- Born: 29 July 1882 Hither Green, Kent, England
- Died: 29 September 1948 (aged 66) Rochester, New York, U.S.
- Education: University College London (BS, DSc)
- Spouse: Eveline Lucy Ground ​(m. 1912)​
- Children: 1
- Awards: William H. Nichols Medal (1930)
- Scientific career
- Workplaces: Kodak

= Samuel E. Sheppard =

British chemist (1882-1948)

Samuel Edward Sheppard (29 July 1882 – 29 September 1948) was a British chemist. Obtaining his bachelor and doctoral degrees from University College London, he collaborated with schoolmate Kenneth Mees and, at the latter's offer, joined Kodak's Rochester, New York research laboratory, where he specialized in gelatin chemistry and served as assistant director of research from 1924 until his retirement in 1948. A scientist of photography, his work at Kodak contributed to the development of higher-speed film. He also published several books and nearly two hundred scientific papers, and won several awards including the 1928 Royal Photographic Society Progress Medal and 1930 William H. Nichols Medal.

== Early life and education ==
Samuel Edward Sheppard was born on 29 July 1882 in Hither Green, Kent, the son of Samuel Sheppard, a market gardener, and Emily Mary Taplin. He attended preparatory school at Deal College in Kent, and then entered St Dunstan's College in Catford.

Sheppard entered University College London in 1900, studying under William Ramsay, and received the Bachelor of Science in chemistry in 1903; his bachelor thesis drew on the collaborative work of Hurter and Driffield and specialized in the theory behind photographic processing. Sheppard obtained a DSc in chemistry at UCL in 1906, with the thesis expanding on his existing bachelor studies.

In 1907, Sheppard began studying at Marburg University on a 1851 Research Fellowship under Franz Richarz and Karl Schaum. At Marburg, he studied the color-sensitizing aspects of dyes like pinacyanol through a spectrophotometer, expanding on Benno Homolka's discover of the red desensitizer. During the rest of his 1851 Research Fellowship time, he studied colloid chemistry under Victor Henri at the University of Paris. He also studied advanced microscopy in Jena.

== Academic career ==
After receiving his bachelor's degree, Sheppard set up a chemical laboratory at home, with he and Kenneth Mees (a classmate from St. Dunstan's and UCL) co-publishing several papers. Following Sheppard's 1910 return from his continental Europe studies, the duo started working at Henry Wainwright and Frederick Wratten's firm Wratten & Wainwright, before Sheppard went to the University of Cambridge School of Agriculture the next year to study the chemistry of wheat flour gluten. He also published two books around this time: Investigations on the Theory of the Photographic Process (1907), a republication of Mees and Sheppard's doctoral research, and Photo-chemistry (1914).

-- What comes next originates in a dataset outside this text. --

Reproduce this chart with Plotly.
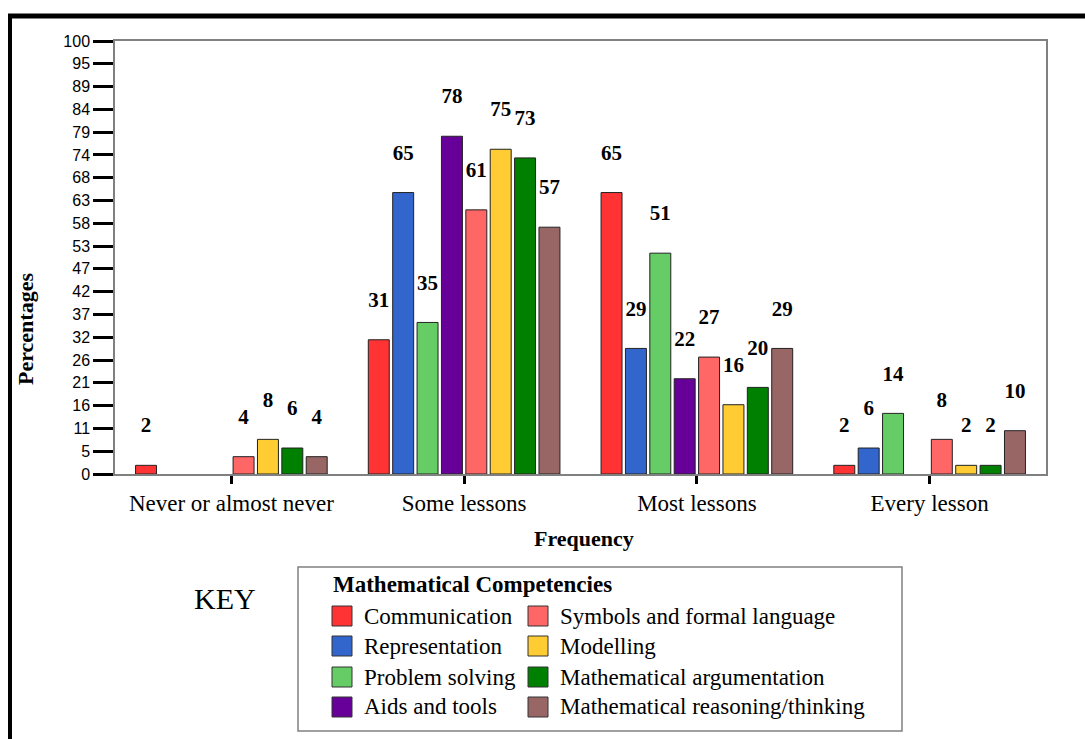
import plotly.graph_objects as go

# Frequency categories on the x axis
categories = ["Never or almost never", "Some lessons", "Most lessons", "Every lesson"]

# Percentage of responses per mathematical competency
communication = [2, 31, 65, 2]
representation = [0, 65, 29, 6]
problem_solving = [0, 35, 51, 14]
aids_and_tools = [0, 78, 22, 0]
symbols_formal = [4, 61, 27, 8]
modelling = [8, 75, 16, 2]
argumentation = [6, 73, 20, 2]
reasoning = [4, 57, 29, 10]

series_names = [
    "Communication", "Representation", "Problem solving", "Aids and tools",
    "Symbols and formal language", "Modelling", "Mathematical argumentation",
    "Mathematical reasoning/thinking",
]
series_values = [
    communication, representation, problem_solving, aids_and_tools,
    symbols_formal, modelling, argumentation, reasoning,
]
series_colors = [
    "#FF3333", "#3366CC", "#66CC66", "#660099",
    "#FF6666", "#FFCC33", "#008000", "#996666",
]

# y-axis: 20 evenly spaced ticks over 0-100, labelled with rounded values
y_tick_labels = ["0", "5", "11", "16", "21", "26", "32", "37", "42", "47",
                 "53", "58", "63", "68", "74", "79", "84", "89", "95", "100"]

SERIF = "Liberation Serif, Times New Roman, serif"
SANS = "Liberation Sans, Arial, sans-serif"

W, H = 1085, 739
L, R, T, B = 115, 39, 41, 265
PW, PH = W - L - R, H - T - B


def px(x):
    return (x - L) / PW


def py(y):
    return (H - B - y) / PH


fig = go.Figure()

# empty categories (0 %) get no bar at all
for name, vals, col in zip(series_names, series_values, series_colors):
    fig.add_trace(go.Bar(
        x=categories, y=[v if v > 0 else None for v in vals], name=name,
        marker=dict(color=col, line=dict(color="#222222", width=1)),
        showlegend=False,
    ))

# value labels sit a fixed distance above each bar
LABEL_LIFT = 8.8
for name, vals in zip(series_names, series_values):
    fig.add_trace(go.Scatter(
        x=categories,
        y=[v + LABEL_LIFT if v > 0 else None for v in vals],
        text=[str(v) if v > 0 else "" for v in vals],
        mode="text", textposition="middle center",
        textfont=dict(family=SERIF, size=21, color="black", weight="bold"),
        showlegend=False, hoverinfo="skip", cliponaxis=False,
    ))

shapes = []
annotations = []

# outer frame (top and left edges)
shapes.append(dict(type="line", xref="paper", yref="paper",
                   x0=px(8), x1=px(1100), y0=py(16), y1=py(16),
                   line=dict(color="black", width=5)))
shapes.append(dict(type="line", xref="paper", yref="paper",
                   x0=px(10), x1=px(10), y0=py(14), y1=py(760),
                   line=dict(color="black", width=4)))

# legend box
shapes.append(dict(type="rect", xref="paper", yref="paper",
                   x0=px(298), x1=px(902), y0=py(567), y1=py(731),
                   line=dict(color="#808080", width=1.5), fillcolor="white"))

annotations.append(dict(text="<b>Mathematical Competencies</b>", xref="paper", yref="paper",
                        x=px(331), y=py(584), xanchor="left", yanchor="middle",
                        showarrow=False, font=dict(family=SERIF, size=23, color="black")))

col_x = [332, 528]
row_y = [616, 646, 677, 707]
legend_order = [0, 4, 1, 5, 2, 6, 3, 7]
for k, idx in enumerate(legend_order):
    cx = col_x[k % 2]
    cy = row_y[k // 2]
    shapes.append(dict(type="rect", xref="paper", yref="paper",
                       x0=px(cx), x1=px(cx + 20), y0=py(cy - 10), y1=py(cy + 10),
                       line=dict(color="#333333", width=1), fillcolor=series_colors[idx]))
    annotations.append(dict(text=series_names[idx], xref="paper", yref="paper",
                            x=px(cx + 30), y=py(cy), xanchor="left", yanchor="middle",
                            showarrow=False, font=dict(family=SERIF, size=23, color="black")))

annotations.append(dict(text="KEY", xref="paper", yref="paper",
                        x=px(225), y=py(598), xanchor="center", yanchor="middle",
                        showarrow=False, font=dict(family=SERIF, size=30, color="black")))

annotations.append(dict(text="<b>Frequency</b>", xref="paper", yref="paper",
                        x=px(584), y=py(538), xanchor="center", yanchor="middle",
                        showarrow=False, font=dict(family=SERIF, size=22, color="black")))

annotations.append(dict(text="<b>Percentages</b>", xref="paper", yref="paper",
                        x=px(25), y=py(329), xanchor="center", yanchor="middle",
                        textangle=-90, showarrow=False,
                        font=dict(family=SERIF, size=22, color="black")))

fig.update_layout(
    width=W, height=H,
    margin=dict(l=L, r=R, t=T, b=B),
    paper_bgcolor="white", plot_bgcolor="white",
    barmode="group", bargap=0.162, bargroupgap=0.14,
    scattermode="group", scattergap=0.162,
    shapes=shapes, annotations=annotations,
    showlegend=False,
)

fig.update_xaxes(
    type="category", showline=True, mirror=True, linecolor="#808080", linewidth=1.5,
    ticks="outside", ticklen=8, tickwidth=3, tickcolor="black",
    tickfont=dict(family=SERIF, size=23, color="black"),
    showgrid=False, zeroline=False,
)
fig.update_yaxes(
    range=[0, 100], showline=True, mirror=True, linecolor="#808080", linewidth=1.5,
    tickvals=[i * 100 / 19 for i in range(len(y_tick_labels))], ticktext=y_tick_labels,
    ticks="outside", ticklen=20, tickwidth=3, tickcolor="black",
    tickfont=dict(family=SANS, size=16, color="black"),
    showgrid=False, zeroline=False,
)

fig.write_html("out.html")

In 1913, Sheppard accepted Mees' offer to join Kodak's research laboratory (where Mees was head) in Rochester, New York, researching colloid and physical chemistry and specializing in the chemistry of gelatin (an essential component in the widespread gelatin silver print). His early actions at Kodak included helping conceive fuel made from coal and resin soaps. Positions held at Kodak include head of the physical, inorganic, and analytical chemistry department (1920) and assistant director of research (1924-1948).

Following the First World War, Sheppard started studying silver emulsions, eventually leading up to improvements on measurement of silver grains inside them, as well as discovery of a positive correlation between grain size and film speed. Another discovery of Sheppard that allowed for higher-speed film showed that sulfur could be concentrated into gelatin by bioaccumulation through the consumption of wild mustard plants by cattle. Other fields of photographic theory he covered included photographic processing, photovoltaics, and the concentration speck hypothesis. He published two books within Kodak's photography theory book series: Silver Bromide Grain of Photographic Emulsion (1921), the inaugural volume which he wrote with A. P. H. Trivelli, and Gelatin in Photography (1923), the third volume.

Outside of photography theory, Sheppard helped Kodak develop a formula for electroplating rubber, which Elizabeth Noble Shor later called "the basis for a new industry", as well as their X-ray screens, organizing a dedicated department in the process. His studies on gelatin also led to easier methods of reproducing that material in laboratories. Overall, he wrote nearly two hundred scientific papers throughout his career.

== Awards ==
Sheppard was appointed honorary fellow of the Royal Photographic Society in 1926, and was their 1928 Hurter & Driffield Memorial Lecturer. He later received the RPS' 1928 Progress Medal, as well as the Swedish Photographic Society's 1929 Adelsköld Medal. In March 1930, he became a recipient of the William H. Nichols Medal. TIME called him "a scientist so precise that he frequently lies prone to sight for his golf putts". Shor called his work "fundamental to the theory of the photographic processes", noting that he "placed the field of photography on a much more scientific footing".